Görüşmelerde anlatılanlarla gözlemlerin bir kısmı şöyle:  

- İşçi yakınları, bir önceki vardiyanın gaz (metan gazı olduğu değerlendirilmektedir) kokusu nedeni ile erken çıkarıldığını ancak yine de bir sonraki vardiya için işçilerin madene indirildiğini belirtmektedir.

- Madende gaz sensörlerinin sayısının az olduğu ve büyük çoğunluğunun çalışmadığını dile getirenler olmakla birlikte, sorunun gaz sensörlerinin çalışmaması değil, bu sensörleri takip eden kişi sayısının azlığı olduğu da ifade edilmektedir.

- Özellikle madenin geçmişini de iyi bilen eski işçiler tarafından, kuyu başlarında ve ocakta kullanılan teçhizatın çok eski olduğu ve bu durum bilinmesine rağmen yenilenmediği belirtilmiştir.

- 2019 yılı Sayıştay Denetim Raporu’nda alınması gereken önlemler daha önce dile getirilmiş olmasına rağmen, madende risk analizi dahi yapılmamıştır.

- Madende toz patlaması riski ve metan gazından kaynaklı riskler olduğu bilinmesine rağmen; gaz ölçümleri sağlıklı şekilde yapılmamış, metan drenajı yapılmamış ve dinamit patlatma yöntemiyle üretime devam edilmiştir.

- Madendeki yapısal eksiklikler, madendeki toz patlaması riski, metan gazından kaynaklanan riskler ile makine ve teçhizatın ekonomik ömrünü doldurmuş olanların modernize edilerek değiştirilmesi gerekliliği saptanmış olmasına rağmen, risk analizi yapılmadığı ve gereken önlemlerin alınmadığı anlaşılmaktadır.

- Liyakatsiz ve tecrübesiz kişilerin kurumun yönetim kademesine atanmaları, alınması gereken önlemleri alma konusundaki basiretsizlikleri ve tercihleri; bir bütün olarak enerji politikalarının işçi canını bir maliyet kalemi olarak görmesi katliamın göz göre göre gelmesine neden olmuştur.

 ***

Bu olgular, kapitalistlerin hizmetindeki AKP-MHP rejiminin vahşi sömürü koşullarına mahkum ettiği işçilerin yaşamları konusunda da korkunç derecede umursamaz ve gaddar olduğunu gözler önüne sermektedir.
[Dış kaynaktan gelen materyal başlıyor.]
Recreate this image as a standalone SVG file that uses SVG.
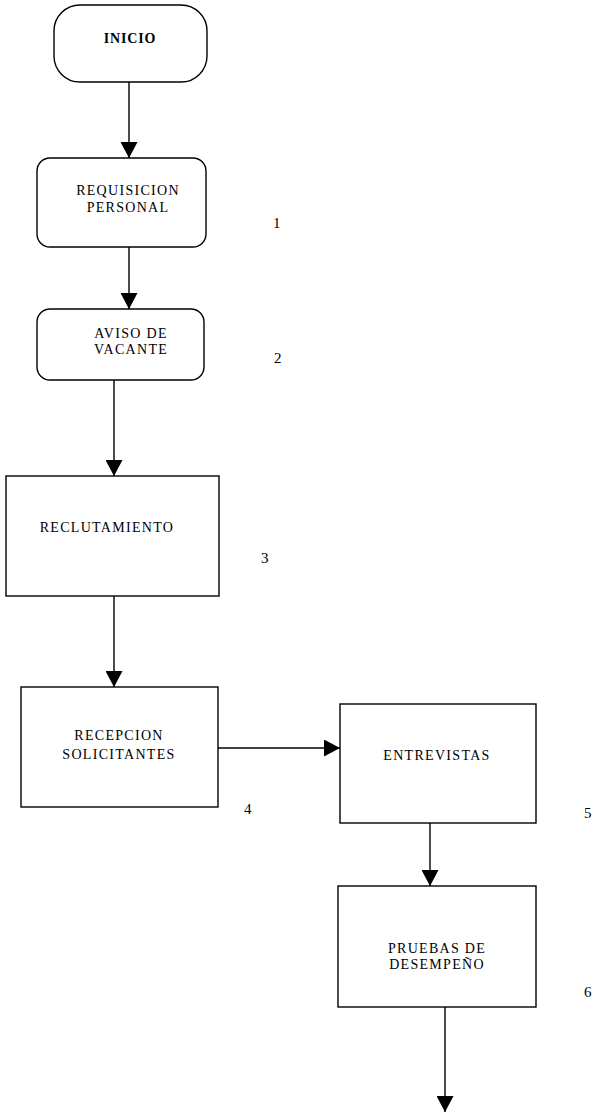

Bu kadarına ancak ‘neoliberalizm/dincilik/ırkçılık’ karışımı ucube bir zihniyetin egemen olduğu Saray rejimi cüret edebilir. Bu zihniyetin başında bulunduğu iktidar her tür çürüme ve yozlaşmanın dip çukurunda bulunmaktadır. İşçi sınıfı hesap sormadan bu rejimin politikalarını değiştirmeleri söz konusu bile olamaz.